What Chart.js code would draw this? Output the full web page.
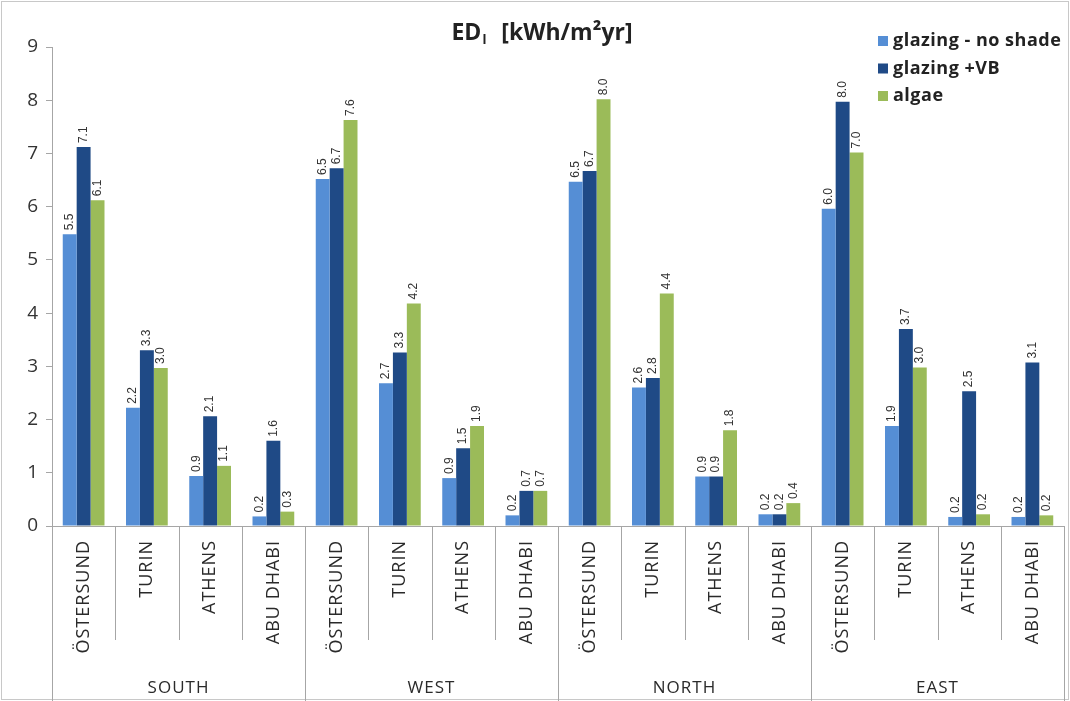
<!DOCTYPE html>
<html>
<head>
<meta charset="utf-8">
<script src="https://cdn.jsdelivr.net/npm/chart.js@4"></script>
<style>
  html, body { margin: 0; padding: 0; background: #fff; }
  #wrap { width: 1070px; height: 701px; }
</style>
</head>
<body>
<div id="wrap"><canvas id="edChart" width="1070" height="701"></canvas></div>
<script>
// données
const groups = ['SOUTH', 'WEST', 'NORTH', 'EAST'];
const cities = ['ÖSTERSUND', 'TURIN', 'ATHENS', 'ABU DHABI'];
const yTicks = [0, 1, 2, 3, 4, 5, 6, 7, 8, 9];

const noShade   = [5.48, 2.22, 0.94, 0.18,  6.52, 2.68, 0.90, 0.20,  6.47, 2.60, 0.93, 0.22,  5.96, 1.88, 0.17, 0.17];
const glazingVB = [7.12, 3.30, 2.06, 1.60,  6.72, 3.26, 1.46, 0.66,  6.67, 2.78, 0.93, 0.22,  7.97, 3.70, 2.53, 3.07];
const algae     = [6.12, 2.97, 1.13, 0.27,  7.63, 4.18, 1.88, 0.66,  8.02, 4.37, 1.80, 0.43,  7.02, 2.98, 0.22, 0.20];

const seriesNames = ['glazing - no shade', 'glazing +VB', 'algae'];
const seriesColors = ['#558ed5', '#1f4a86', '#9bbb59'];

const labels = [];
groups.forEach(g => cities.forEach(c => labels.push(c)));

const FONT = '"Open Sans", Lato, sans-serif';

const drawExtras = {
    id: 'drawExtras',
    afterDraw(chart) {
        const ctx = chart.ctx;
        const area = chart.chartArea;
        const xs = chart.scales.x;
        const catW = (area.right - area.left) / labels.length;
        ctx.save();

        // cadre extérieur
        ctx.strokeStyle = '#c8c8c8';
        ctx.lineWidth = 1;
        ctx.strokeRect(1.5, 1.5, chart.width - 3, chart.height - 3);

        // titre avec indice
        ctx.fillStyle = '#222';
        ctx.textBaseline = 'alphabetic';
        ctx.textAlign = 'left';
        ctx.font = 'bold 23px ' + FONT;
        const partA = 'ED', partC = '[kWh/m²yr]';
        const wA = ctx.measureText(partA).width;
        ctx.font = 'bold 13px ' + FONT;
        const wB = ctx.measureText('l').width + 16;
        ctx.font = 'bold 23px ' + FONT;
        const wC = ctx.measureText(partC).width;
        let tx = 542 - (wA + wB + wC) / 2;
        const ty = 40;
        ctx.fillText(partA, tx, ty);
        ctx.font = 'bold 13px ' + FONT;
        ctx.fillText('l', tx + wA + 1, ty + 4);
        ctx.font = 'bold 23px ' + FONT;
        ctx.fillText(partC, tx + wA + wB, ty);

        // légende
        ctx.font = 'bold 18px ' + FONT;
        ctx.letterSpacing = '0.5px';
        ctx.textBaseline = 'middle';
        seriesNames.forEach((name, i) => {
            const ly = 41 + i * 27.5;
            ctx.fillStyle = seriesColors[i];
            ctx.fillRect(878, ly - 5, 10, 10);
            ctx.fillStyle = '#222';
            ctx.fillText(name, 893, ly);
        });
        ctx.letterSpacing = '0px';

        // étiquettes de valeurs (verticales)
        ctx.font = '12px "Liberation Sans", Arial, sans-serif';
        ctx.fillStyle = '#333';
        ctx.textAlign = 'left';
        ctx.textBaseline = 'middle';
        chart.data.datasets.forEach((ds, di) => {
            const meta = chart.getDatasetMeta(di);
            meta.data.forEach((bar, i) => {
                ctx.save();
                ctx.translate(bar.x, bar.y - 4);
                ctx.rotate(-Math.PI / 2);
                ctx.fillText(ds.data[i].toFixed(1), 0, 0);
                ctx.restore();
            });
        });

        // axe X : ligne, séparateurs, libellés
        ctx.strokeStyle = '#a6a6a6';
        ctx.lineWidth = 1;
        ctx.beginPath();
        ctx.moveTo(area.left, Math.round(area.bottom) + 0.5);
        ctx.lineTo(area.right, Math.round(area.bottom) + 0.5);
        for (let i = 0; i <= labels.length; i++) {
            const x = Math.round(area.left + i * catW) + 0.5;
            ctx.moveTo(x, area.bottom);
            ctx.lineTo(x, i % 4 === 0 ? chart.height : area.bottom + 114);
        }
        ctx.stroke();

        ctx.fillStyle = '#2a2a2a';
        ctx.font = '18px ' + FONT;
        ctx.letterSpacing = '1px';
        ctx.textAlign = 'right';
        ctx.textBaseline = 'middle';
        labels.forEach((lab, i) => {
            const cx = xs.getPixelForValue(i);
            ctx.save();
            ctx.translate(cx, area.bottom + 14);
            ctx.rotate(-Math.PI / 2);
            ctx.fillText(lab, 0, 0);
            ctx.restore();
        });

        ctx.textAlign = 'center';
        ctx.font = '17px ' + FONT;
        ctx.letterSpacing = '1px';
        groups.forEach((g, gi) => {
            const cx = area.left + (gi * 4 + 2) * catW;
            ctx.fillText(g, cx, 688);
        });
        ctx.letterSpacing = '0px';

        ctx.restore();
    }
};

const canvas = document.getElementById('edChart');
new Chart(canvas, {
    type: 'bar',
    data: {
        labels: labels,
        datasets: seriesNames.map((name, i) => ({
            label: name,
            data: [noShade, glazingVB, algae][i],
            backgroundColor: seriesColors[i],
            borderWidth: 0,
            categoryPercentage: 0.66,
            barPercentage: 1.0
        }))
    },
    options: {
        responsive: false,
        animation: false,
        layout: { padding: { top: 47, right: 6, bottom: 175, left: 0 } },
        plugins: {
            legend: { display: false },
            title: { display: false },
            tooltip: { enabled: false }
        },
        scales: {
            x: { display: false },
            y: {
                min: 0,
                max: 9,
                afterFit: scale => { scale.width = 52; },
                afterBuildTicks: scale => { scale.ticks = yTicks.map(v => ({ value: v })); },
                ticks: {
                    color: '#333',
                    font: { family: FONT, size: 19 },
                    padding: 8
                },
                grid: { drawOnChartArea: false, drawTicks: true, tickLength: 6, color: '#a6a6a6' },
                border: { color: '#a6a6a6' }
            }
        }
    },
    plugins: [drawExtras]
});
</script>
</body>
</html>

━━━

# What is being asked
Without the pictures, print the whole listing exactly as given.

# Answer in full
What Chart.js code would draw this? Output the full web page.
<!DOCTYPE html>
<html>
<head>
<meta charset="utf-8">
<script src="https://cdn.jsdelivr.net/npm/chart.js@4"></script>
<style>
  html, body { margin: 0; padding: 0; background: #fff; }
  #wrap { width: 1070px; height: 701px; }
</style>
</head>
<body>
<div id="wrap"><canvas id="edChart" width="1070" height="701"></canvas></div>
<script>
// données
const groups = ['SOUTH', 'WEST', 'NORTH', 'EAST'];
const cities = ['ÖSTERSUND', 'TURIN', 'ATHENS', 'ABU DHABI'];
const yTicks = [0, 1, 2, 3, 4, 5, 6, 7, 8, 9];

const noShade   = [5.48, 2.22, 0.94, 0.18,  6.52, 2.68, 0.90, 0.20,  6.47, 2.60, 0.93, 0.22,  5.96, 1.88, 0.17, 0.17];
const glazingVB = [7.12, 3.30, 2.06, 1.60,  6.72, 3.26, 1.46, 0.66,  6.67, 2.78, 0.93, 0.22,  7.97, 3.70, 2.53, 3.07];
const algae     = [6.12, 2.97, 1.13, 0.27,  7.63, 4.18, 1.88, 0.66,  8.02, 4.37, 1.80, 0.43,  7.02, 2.98, 0.22, 0.20];

const seriesNames = ['glazing - no shade', 'glazing +VB', 'algae'];
const seriesColors = ['#558ed5', '#1f4a86', '#9bbb59'];

const labels = [];
groups.forEach(g => cities.forEach(c => labels.push(c)));

const FONT = '"Open Sans", Lato, sans-serif';

const drawExtras = {
    id: 'drawExtras',
    afterDraw(chart) {
        const ctx = chart.ctx;
        const area = chart.chartArea;
        const xs = chart.scales.x;
        const catW = (area.right - area.left) / labels.length;
        ctx.save();

        // cadre extérieur
        ctx.strokeStyle = '#c8c8c8';
        ctx.lineWidth = 1;
        ctx.strokeRect(1.5, 1.5, chart.width - 3, chart.height - 3);

        // titre avec indice
        ctx.fillStyle = '#222';
        ctx.textBaseline = 'alphabetic';
        ctx.textAlign = 'left';
        ctx.font = 'bold 23px ' + FONT;
        const partA = 'ED', partC = '[kWh/m²yr]';
        const wA = ctx.measureText(partA).width;
        ctx.font = 'bold 13px ' + FONT;
        const wB = ctx.measureText('l').width + 16;
        ctx.font = 'bold 23px ' + FONT;
        const wC = ctx.measureText(partC).width;
        let tx = 542 - (wA + wB + wC) / 2;
        const ty = 40;
        ctx.fillText(partA, tx, ty);
        ctx.font = 'bold 13px ' + FONT;
        ctx.fillText('l', tx + wA + 1, ty + 4);
        ctx.font = 'bold 23px ' + FONT;
        ctx.fillText(partC, tx + wA + wB, ty);

        // légende
        ctx.font = 'bold 18px ' + FONT;
        ctx.letterSpacing = '0.5px';
        ctx.textBaseline = 'middle';
        seriesNames.forEach((name, i) => {
            const ly = 41 + i * 27.5;
            ctx.fillStyle = seriesColors[i];
            ctx.fillRect(878, ly - 5, 10, 10);
            ctx.fillStyle = '#222';
            ctx.fillText(name, 893, ly);
        });
        ctx.letterSpacing = '0px';

        // étiquettes de valeurs (verticales)
        ctx.font = '12px "Liberation Sans", Arial, sans-serif';
        ctx.fillStyle = '#333';
        ctx.textAlign = 'left';
        ctx.textBaseline = 'middle';
        chart.data.datasets.forEach((ds, di) => {
            const meta = chart.getDatasetMeta(di);
            meta.data.forEach((bar, i) => {
                ctx.save();
                ctx.translate(bar.x, bar.y - 4);
                ctx.rotate(-Math.PI / 2);
                ctx.fillText(ds.data[i].toFixed(1), 0, 0);
                ctx.restore();
            });
        });

        // axe X : ligne, séparateurs, libellés
        ctx.strokeStyle = '#a6a6a6';
        ctx.lineWidth = 1;
        ctx.beginPath();
        ctx.moveTo(area.left, Math.round(area.bottom) + 0.5);
        ctx.lineTo(area.right, Math.round(area.bottom) + 0.5);
        for (let i = 0; i <= labels.length; i++) {
            const x = Math.round(area.left + i * catW) + 0.5;
            ctx.moveTo(x, area.bottom);
            ctx.lineTo(x, i % 4 === 0 ? chart.height : area.bottom + 114);
        }
        ctx.stroke();

        ctx.fillStyle = '#2a2a2a';
        ctx.font = '18px ' + FONT;
        ctx.letterSpacing = '1px';
        ctx.textAlign = 'right';
        ctx.textBaseline = 'middle';
        labels.forEach((lab, i) => {
            const cx = xs.getPixelForValue(i);
            ctx.save();
            ctx.translate(cx, area.bottom + 14);
            ctx.rotate(-Math.PI / 2);
            ctx.fillText(lab, 0, 0);
            ctx.restore();
        });

        ctx.textAlign = 'center';
        ctx.font = '17px ' + FONT;
        ctx.letterSpacing = '1px';
        groups.forEach((g, gi) => {
            const cx = area.left + (gi * 4 + 2) * catW;
            ctx.fillText(g, cx, 688);
        });
        ctx.letterSpacing = '0px';

        ctx.restore();
    }
};

const canvas = document.getElementById('edChart');
new Chart(canvas, {
    type: 'bar',
    data: {
        labels: labels,
        datasets: seriesNames.map((name, i) => ({
            label: name,
            data: [noShade, glazingVB, algae][i],
            backgroundColor: seriesColors[i],
            borderWidth: 0,
            categoryPercentage: 0.66,
            barPercentage: 1.0
        }))
    },
    options: {
        responsive: false,
        animation: false,
        layout: { padding: { top: 47, right: 6, bottom: 175, left: 0 } },
        plugins: {
            legend: { display: false },
            title: { display: false },
            tooltip: { enabled: false }
        },
        scales: {
            x: { display: false },
            y: {
                min: 0,
                max: 9,
                afterFit: scale => { scale.width = 52; },
                afterBuildTicks: scale => { scale.ticks = yTicks.map(v => ({ value: v })); },
                ticks: {
                    color: '#333',
                    font: { family: FONT, size: 19 },
                    padding: 8
                },
                grid: { drawOnChartArea: false, drawTicks: true, tickLength: 6, color: '#a6a6a6' },
                border: { color: '#a6a6a6' }
            }
        }
    },
    plugins: [drawExtras]
});
</script>
</body>
</html>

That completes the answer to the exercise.